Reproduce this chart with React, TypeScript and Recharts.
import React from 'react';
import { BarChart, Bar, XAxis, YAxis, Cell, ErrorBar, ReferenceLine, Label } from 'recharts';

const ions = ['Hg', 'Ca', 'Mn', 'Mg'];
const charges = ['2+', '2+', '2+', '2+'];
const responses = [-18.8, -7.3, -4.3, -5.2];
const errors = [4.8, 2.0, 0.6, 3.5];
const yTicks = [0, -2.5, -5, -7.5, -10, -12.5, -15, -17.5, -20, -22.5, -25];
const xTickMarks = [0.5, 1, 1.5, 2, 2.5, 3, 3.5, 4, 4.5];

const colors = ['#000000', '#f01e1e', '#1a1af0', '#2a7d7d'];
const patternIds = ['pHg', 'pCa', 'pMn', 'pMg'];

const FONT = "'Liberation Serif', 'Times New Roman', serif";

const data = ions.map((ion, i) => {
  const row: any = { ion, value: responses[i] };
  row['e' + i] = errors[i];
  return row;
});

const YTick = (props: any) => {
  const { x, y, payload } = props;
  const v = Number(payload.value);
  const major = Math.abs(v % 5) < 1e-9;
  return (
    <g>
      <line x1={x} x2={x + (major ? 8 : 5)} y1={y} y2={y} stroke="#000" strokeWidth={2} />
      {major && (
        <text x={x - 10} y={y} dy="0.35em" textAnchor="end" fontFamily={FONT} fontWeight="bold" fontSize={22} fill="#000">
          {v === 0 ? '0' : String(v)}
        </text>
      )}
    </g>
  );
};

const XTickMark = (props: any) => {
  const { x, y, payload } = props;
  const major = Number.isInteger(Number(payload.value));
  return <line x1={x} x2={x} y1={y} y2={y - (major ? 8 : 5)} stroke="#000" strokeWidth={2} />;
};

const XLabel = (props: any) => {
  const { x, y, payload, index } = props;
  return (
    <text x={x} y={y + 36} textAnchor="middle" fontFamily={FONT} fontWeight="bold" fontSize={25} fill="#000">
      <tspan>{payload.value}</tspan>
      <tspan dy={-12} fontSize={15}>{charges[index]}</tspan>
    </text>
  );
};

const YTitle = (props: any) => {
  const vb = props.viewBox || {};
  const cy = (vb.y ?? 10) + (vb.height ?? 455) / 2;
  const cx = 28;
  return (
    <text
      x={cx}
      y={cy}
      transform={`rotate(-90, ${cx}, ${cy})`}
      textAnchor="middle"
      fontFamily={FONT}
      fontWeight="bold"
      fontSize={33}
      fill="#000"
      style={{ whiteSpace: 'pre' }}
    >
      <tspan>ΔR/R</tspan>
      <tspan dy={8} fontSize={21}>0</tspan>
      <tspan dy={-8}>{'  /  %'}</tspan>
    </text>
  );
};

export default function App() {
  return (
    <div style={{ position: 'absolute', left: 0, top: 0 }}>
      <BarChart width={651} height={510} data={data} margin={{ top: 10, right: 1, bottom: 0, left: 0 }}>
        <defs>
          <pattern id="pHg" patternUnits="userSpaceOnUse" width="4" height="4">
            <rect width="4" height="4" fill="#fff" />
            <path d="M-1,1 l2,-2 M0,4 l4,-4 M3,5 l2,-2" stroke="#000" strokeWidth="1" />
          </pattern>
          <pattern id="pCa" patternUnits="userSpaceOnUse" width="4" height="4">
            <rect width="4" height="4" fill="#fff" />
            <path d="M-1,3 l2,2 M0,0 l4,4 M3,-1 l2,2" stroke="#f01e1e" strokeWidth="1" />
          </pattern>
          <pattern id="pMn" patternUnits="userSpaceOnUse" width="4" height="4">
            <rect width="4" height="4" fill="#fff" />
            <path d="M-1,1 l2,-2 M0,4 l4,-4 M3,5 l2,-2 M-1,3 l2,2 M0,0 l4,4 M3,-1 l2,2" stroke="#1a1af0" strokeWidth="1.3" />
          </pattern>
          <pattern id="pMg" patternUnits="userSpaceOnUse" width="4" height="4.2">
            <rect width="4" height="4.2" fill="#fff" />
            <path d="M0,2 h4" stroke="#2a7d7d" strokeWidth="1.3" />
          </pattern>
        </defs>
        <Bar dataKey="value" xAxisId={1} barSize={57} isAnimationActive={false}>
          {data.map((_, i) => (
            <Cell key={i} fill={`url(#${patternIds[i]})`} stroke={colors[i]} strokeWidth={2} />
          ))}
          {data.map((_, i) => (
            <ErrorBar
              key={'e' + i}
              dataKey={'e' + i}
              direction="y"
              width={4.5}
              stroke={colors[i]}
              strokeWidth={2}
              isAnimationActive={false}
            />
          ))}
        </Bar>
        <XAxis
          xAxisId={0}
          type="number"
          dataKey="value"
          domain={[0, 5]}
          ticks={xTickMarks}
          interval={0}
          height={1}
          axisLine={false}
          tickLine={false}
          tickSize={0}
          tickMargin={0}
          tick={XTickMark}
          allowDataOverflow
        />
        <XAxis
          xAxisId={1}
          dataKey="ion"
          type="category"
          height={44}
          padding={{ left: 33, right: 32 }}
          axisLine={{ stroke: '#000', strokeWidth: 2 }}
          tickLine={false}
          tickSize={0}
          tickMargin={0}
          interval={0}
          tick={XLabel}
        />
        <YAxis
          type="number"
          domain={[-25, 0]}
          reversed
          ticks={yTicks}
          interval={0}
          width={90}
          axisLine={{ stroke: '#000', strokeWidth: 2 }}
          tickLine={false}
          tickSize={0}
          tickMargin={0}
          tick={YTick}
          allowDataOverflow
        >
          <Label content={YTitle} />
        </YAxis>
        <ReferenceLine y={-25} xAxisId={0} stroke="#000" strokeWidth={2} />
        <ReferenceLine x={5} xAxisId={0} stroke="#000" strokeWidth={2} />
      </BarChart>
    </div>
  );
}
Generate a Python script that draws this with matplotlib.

### INSTRUCTIONS FOR THE TASK
Copy the records above exactly.

### CORRECT ANSWER
Reproduce this chart with React, TypeScript and Recharts.
import React from 'react';
import { BarChart, Bar, XAxis, YAxis, Cell, ErrorBar, ReferenceLine, Label } from 'recharts';

const ions = ['Hg', 'Ca', 'Mn', 'Mg'];
const charges = ['2+', '2+', '2+', '2+'];
const responses = [-18.8, -7.3, -4.3, -5.2];
const errors = [4.8, 2.0, 0.6, 3.5];
const yTicks = [0, -2.5, -5, -7.5, -10, -12.5, -15, -17.5, -20, -22.5, -25];
const xTickMarks = [0.5, 1, 1.5, 2, 2.5, 3, 3.5, 4, 4.5];

const colors = ['#000000', '#f01e1e', '#1a1af0', '#2a7d7d'];
const patternIds = ['pHg', 'pCa', 'pMn', 'pMg'];

const FONT = "'Liberation Serif', 'Times New Roman', serif";

const data = ions.map((ion, i) => {
  const row: any = { ion, value: responses[i] };
  row['e' + i] = errors[i];
  return row;
});

const YTick = (props: any) => {
  const { x, y, payload } = props;
  const v = Number(payload.value);
  const major = Math.abs(v % 5) < 1e-9;
  return (
    <g>
      <line x1={x} x2={x + (major ? 8 : 5)} y1={y} y2={y} stroke="#000" strokeWidth={2} />
      {major && (
        <text x={x - 10} y={y} dy="0.35em" textAnchor="end" fontFamily={FONT} fontWeight="bold" fontSize={22} fill="#000">
          {v === 0 ? '0' : String(v)}
        </text>
      )}
    </g>
  );
};

const XTickMark = (props: any) => {
  const { x, y, payload } = props;
  const major = Number.isInteger(Number(payload.value));
  return <line x1={x} x2={x} y1={y} y2={y - (major ? 8 : 5)} stroke="#000" strokeWidth={2} />;
};

const XLabel = (props: any) => {
  const { x, y, payload, index } = props;
  return (
    <text x={x} y={y + 36} textAnchor="middle" fontFamily={FONT} fontWeight="bold" fontSize={25} fill="#000">
      <tspan>{payload.value}</tspan>
      <tspan dy={-12} fontSize={15}>{charges[index]}</tspan>
    </text>
  );
};

const YTitle = (props: any) => {
  const vb = props.viewBox || {};
  const cy = (vb.y ?? 10) + (vb.height ?? 455) / 2;
  const cx = 28;
  return (
    <text
      x={cx}
      y={cy}
      transform={`rotate(-90, ${cx}, ${cy})`}
      textAnchor="middle"
      fontFamily={FONT}
      fontWeight="bold"
      fontSize={33}
      fill="#000"
      style={{ whiteSpace: 'pre' }}
    >
      <tspan>ΔR/R</tspan>
      <tspan dy={8} fontSize={21}>0</tspan>
      <tspan dy={-8}>{'  /  %'}</tspan>
    </text>
  );
};

export default function App() {
  return (
    <div style={{ position: 'absolute', left: 0, top: 0 }}>
      <BarChart width={651} height={510} data={data} margin={{ top: 10, right: 1, bottom: 0, left: 0 }}>
        <defs>
          <pattern id="pHg" patternUnits="userSpaceOnUse" width="4" height="4">
            <rect width="4" height="4" fill="#fff" />
            <path d="M-1,1 l2,-2 M0,4 l4,-4 M3,5 l2,-2" stroke="#000" strokeWidth="1" />
          </pattern>
          <pattern id="pCa" patternUnits="userSpaceOnUse" width="4" height="4">
            <rect width="4" height="4" fill="#fff" />
            <path d="M-1,3 l2,2 M0,0 l4,4 M3,-1 l2,2" stroke="#f01e1e" strokeWidth="1" />
          </pattern>
          <pattern id="pMn" patternUnits="userSpaceOnUse" width="4" height="4">
            <rect width="4" height="4" fill="#fff" />
            <path d="M-1,1 l2,-2 M0,4 l4,-4 M3,5 l2,-2 M-1,3 l2,2 M0,0 l4,4 M3,-1 l2,2" stroke="#1a1af0" strokeWidth="1.3" />
          </pattern>
          <pattern id="pMg" patternUnits="userSpaceOnUse" width="4" height="4.2">
            <rect width="4" height="4.2" fill="#fff" />
            <path d="M0,2 h4" stroke="#2a7d7d" strokeWidth="1.3" />
          </pattern>
        </defs>
        <Bar dataKey="value" xAxisId={1} barSize={57} isAnimationActive={false}>
          {data.map((_, i) => (
            <Cell key={i} fill={`url(#${patternIds[i]})`} stroke={colors[i]} strokeWidth={2} />
          ))}
          {data.map((_, i) => (
            <ErrorBar
              key={'e' + i}
              dataKey={'e' + i}
              direction="y"
              width={4.5}
              stroke={colors[i]}
              strokeWidth={2}
              isAnimationActive={false}
            />
          ))}
        </Bar>
        <XAxis
          xAxisId={0}
          type="number"
          dataKey="value"
          domain={[0, 5]}
          ticks={xTickMarks}
          interval={0}
          height={1}
          axisLine={false}
          tickLine={false}
          tickSize={0}
          tickMargin={0}
          tick={XTickMark}
          allowDataOverflow
        />
        <XAxis
          xAxisId={1}
          dataKey="ion"
          type="category"
          height={44}
          padding={{ left: 33, right: 32 }}
          axisLine={{ stroke: '#000', strokeWidth: 2 }}
          tickLine={false}
          tickSize={0}
          tickMargin={0}
          interval={0}
          tick={XLabel}
        />
        <YAxis
          type="number"
          domain={[-25, 0]}
          reversed
          ticks={yTicks}
          interval={0}
          width={90}
          axisLine={{ stroke: '#000', strokeWidth: 2 }}
          tickLine={false}
          tickSize={0}
          tickMargin={0}
          tick={YTick}
          allowDataOverflow
        >
          <Label content={YTitle} />
        </YAxis>
        <ReferenceLine y={-25} xAxisId={0} stroke="#000" strokeWidth={2} />
        <ReferenceLine x={5} xAxisId={0} stroke="#000" strokeWidth={2} />
      </BarChart>
    </div>
  );
}
Generate a Python script that draws this with matplotlib.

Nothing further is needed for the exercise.